Please output every line of the material as it stands, without the pictures.

Given information:
= = = = = = =

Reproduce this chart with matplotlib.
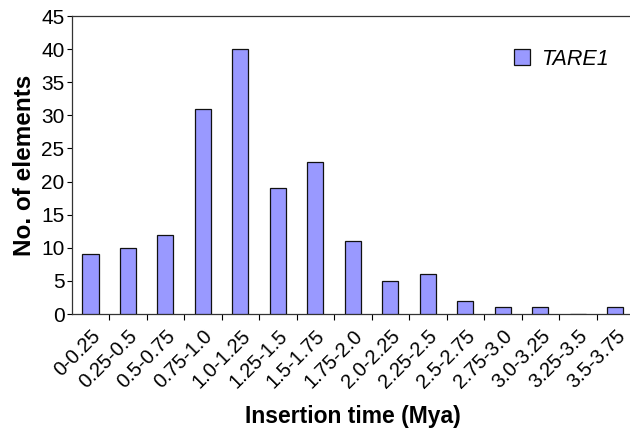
import numpy as np
import matplotlib
matplotlib.use("Agg")
from matplotlib import pyplot as plt

# insertion time bins (Mya) and number of TARE1 elements
bins = ["0-0.25", "0.25-0.5", "0.5-0.75", "0.75-1.0", "1.0-1.25", "1.25-1.5",
        "1.5-1.75", "1.75-2.0", "2.0-2.25", "2.25-2.5", "2.5-2.75", "2.75-3.0",
        "3.0-3.25", "3.25-3.5", "3.5-3.75"]
counts = [9, 10, 12, 31, 40, 19, 23, 11, 5, 6, 2, 1, 1, 0, 1]
yticks = [0, 5, 10, 15, 20, 25, 30, 35, 40, 45]

plt.rcParams['font.family'] = ['Liberation Sans', 'DejaVu Sans']

fig = plt.figure(figsize=(6.3, 4.29), dpi=100)
# axes box in pixels: x 71.7..634, y 16..314
ax = fig.add_axes([71.7 / 630, 1 - 314 / 429, (634 - 71.7) / 630, (314 - 16) / 429])

x = np.arange(len(bins))
ax.bar(x, counts, width=0.43, color='#9999ff', edgecolor='#111111',
       linewidth=0.9, label='TARE1', zorder=3)

ax.set_xlim(-0.5, len(bins) - 0.5)
ax.set_ylim(0, 45)
ax.set_yticks(yticks)
ax.tick_params(axis='y', labelsize=15, length=3.6, direction='out', width=0.8,
               pad=1.5)

ax.set_xticks(x)
ax.set_xticklabels(bins, rotation=45, ha='right', rotation_mode='anchor',
                   fontsize=14.5)
ax.tick_params(axis='x', length=0, pad=9)
# tick marks sit between the categories
ax.set_xticks(np.arange(len(bins)) + 0.5, minor=True)
ax.tick_params(axis='x', which='minor', length=4, width=0.8, direction='out')

ax.spines['right'].set_visible(False)
for s in ['top', 'left', 'bottom']:
    ax.spines[s].set_linewidth(0.9)
    ax.spines[s].set_color('#333333')

ax.set_ylabel('No. of elements', fontsize=17.5, fontweight='bold')
ax.yaxis.set_label_coords(-0.064, 0.5)
ax.set_xlabel('Insertion time (Mya)', fontsize=16.5, fontweight='bold')
ax.xaxis.set_label_coords(0.5, -0.305)

leg = ax.legend(loc='center left', bbox_to_anchor=(0.786, 0.855),
                frameon=False, prop={'style': 'italic', 'size': 15.5},
                handlelength=0.75, handleheight=0.75, handletextpad=0.5,
                borderaxespad=0, borderpad=0)

fig.savefig('out.png', dpi=100)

= = = = = = =

Solution:
Reproduce this chart with matplotlib.
import numpy as np
import matplotlib
matplotlib.use("Agg")
from matplotlib import pyplot as plt

# insertion time bins (Mya) and number of TARE1 elements
bins = ["0-0.25", "0.25-0.5", "0.5-0.75", "0.75-1.0", "1.0-1.25", "1.25-1.5",
        "1.5-1.75", "1.75-2.0", "2.0-2.25", "2.25-2.5", "2.5-2.75", "2.75-3.0",
        "3.0-3.25", "3.25-3.5", "3.5-3.75"]
counts = [9, 10, 12, 31, 40, 19, 23, 11, 5, 6, 2, 1, 1, 0, 1]
yticks = [0, 5, 10, 15, 20, 25, 30, 35, 40, 45]

plt.rcParams['font.family'] = ['Liberation Sans', 'DejaVu Sans']

fig = plt.figure(figsize=(6.3, 4.29), dpi=100)
# axes box in pixels: x 71.7..634, y 16..314
ax = fig.add_axes([71.7 / 630, 1 - 314 / 429, (634 - 71.7) / 630, (314 - 16) / 429])

x = np.arange(len(bins))
ax.bar(x, counts, width=0.43, color='#9999ff', edgecolor='#111111',
       linewidth=0.9, label='TARE1', zorder=3)

ax.set_xlim(-0.5, len(bins) - 0.5)
ax.set_ylim(0, 45)
ax.set_yticks(yticks)
ax.tick_params(axis='y', labelsize=15, length=3.6, direction='out', width=0.8,
               pad=1.5)

ax.set_xticks(x)
ax.set_xticklabels(bins, rotation=45, ha='right', rotation_mode='anchor',
                   fontsize=14.5)
ax.tick_params(axis='x', length=0, pad=9)
# tick marks sit between the categories
ax.set_xticks(np.arange(len(bins)) + 0.5, minor=True)
ax.tick_params(axis='x', which='minor', length=4, width=0.8, direction='out')

ax.spines['right'].set_visible(False)
for s in ['top', 'left', 'bottom']:
    ax.spines[s].set_linewidth(0.9)
    ax.spines[s].set_color('#333333')

ax.set_ylabel('No. of elements', fontsize=17.5, fontweight='bold')
ax.yaxis.set_label_coords(-0.064, 0.5)
ax.set_xlabel('Insertion time (Mya)', fontsize=16.5, fontweight='bold')
ax.xaxis.set_label_coords(0.5, -0.305)

leg = ax.legend(loc='center left', bbox_to_anchor=(0.786, 0.855),
                frameon=False, prop={'style': 'italic', 'size': 15.5},
                handlelength=0.75, handleheight=0.75, handletextpad=0.5,
                borderaxespad=0, borderpad=0)

fig.savefig('out.png', dpi=100)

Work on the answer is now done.